The authors advertise the spyware’s capabilities online and link to a bot that manages paid subscriptions and builder access, plus step-by-step guides (and a video) to create fake Google Play pages and evade detection.
Attackers use it to target banks, displaying counterfeit login windows for Alfa, PSB, Tbank, and Sber to steal credentials.
“Fantasy Hub is not a one-off commodity kit: it’s a MaaS product with seller documentation, videos, and a bot-driven subscription model that helps novice attackers by providing a low barrier to entry.” reads the report published by Zimperium. “Because it targets financial workflows (fake windows for banks) and abuses the SMS handler role (for intercepting 2-factor SMS), it poses a direct threat to enterprise customers using BYOD and to any organization whose employees rely on mobile banking or sensitive mobile apps.”

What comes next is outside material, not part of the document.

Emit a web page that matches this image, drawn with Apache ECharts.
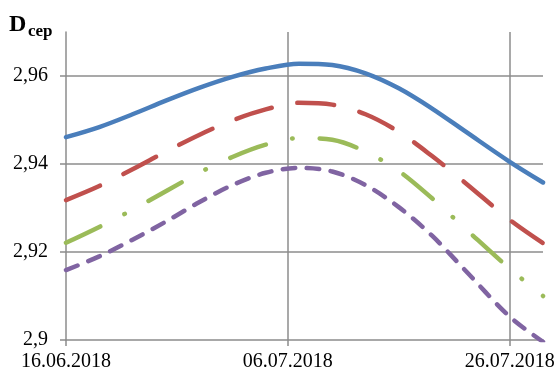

The Command & Control panel shows subscription time, device online/offline status, brand/model, last update, user ID, and SIM slot info. Sellers document Telegram integration (bots, chat IDs, tokens) to receive alerts and provide a full guide to manage victims, commands for SMS, contacts, calls, push notifications and more, allowing buyers to remotely operate and monitor compromised devices.
The analysis of the malware reveals the use of a native dropper inside a metamask_loader library that decrypts an embedded metadata.dat with a custom XOR (36‑byte key), decompresses it (gzip/zlib), and writes the payload to disk. This trick allows to hide static indicators until runtime. Fantasy Hub abuses the default SMS handler role to gain broad permissions (SMS, contacts, camera, files) in one step. The dropper poses as a Google Play update and checks for rooting to evade analysis. For spying, it uses WebRTC to stream camera/microphone feeds live to the C2 (after downloading required libs), showing a small “Live stream active” indicator while streaming.
Fantasy Hub pairs native droppers, WebRTC live streaming, and SMS-handler abuse with social engineering and fake app tactics, making it far more dangerous than classic overlay trojans, especially in BYOD and consumer contexts where app-store trust lulls users into a false sense of security.
“The rapid rise of Malware-as-a-Service (MaaS) operations like Fantasy Hub shows how easily attackers can weaponize legitimate Android components to achieve full device compromise. Unlike older banking trojans that rely solely on overlays, Fantasy Hub integrates native droppers, WebRTC-based live streaming, and abuse of the SMS handler role to exfiltrate data and impersonate legitimate apps in real time.” concludes the report. “This blend of social engineering and deep-system control makes it especially dangerous in BYOD and consumer-facing environments where app-store trust is assumed.”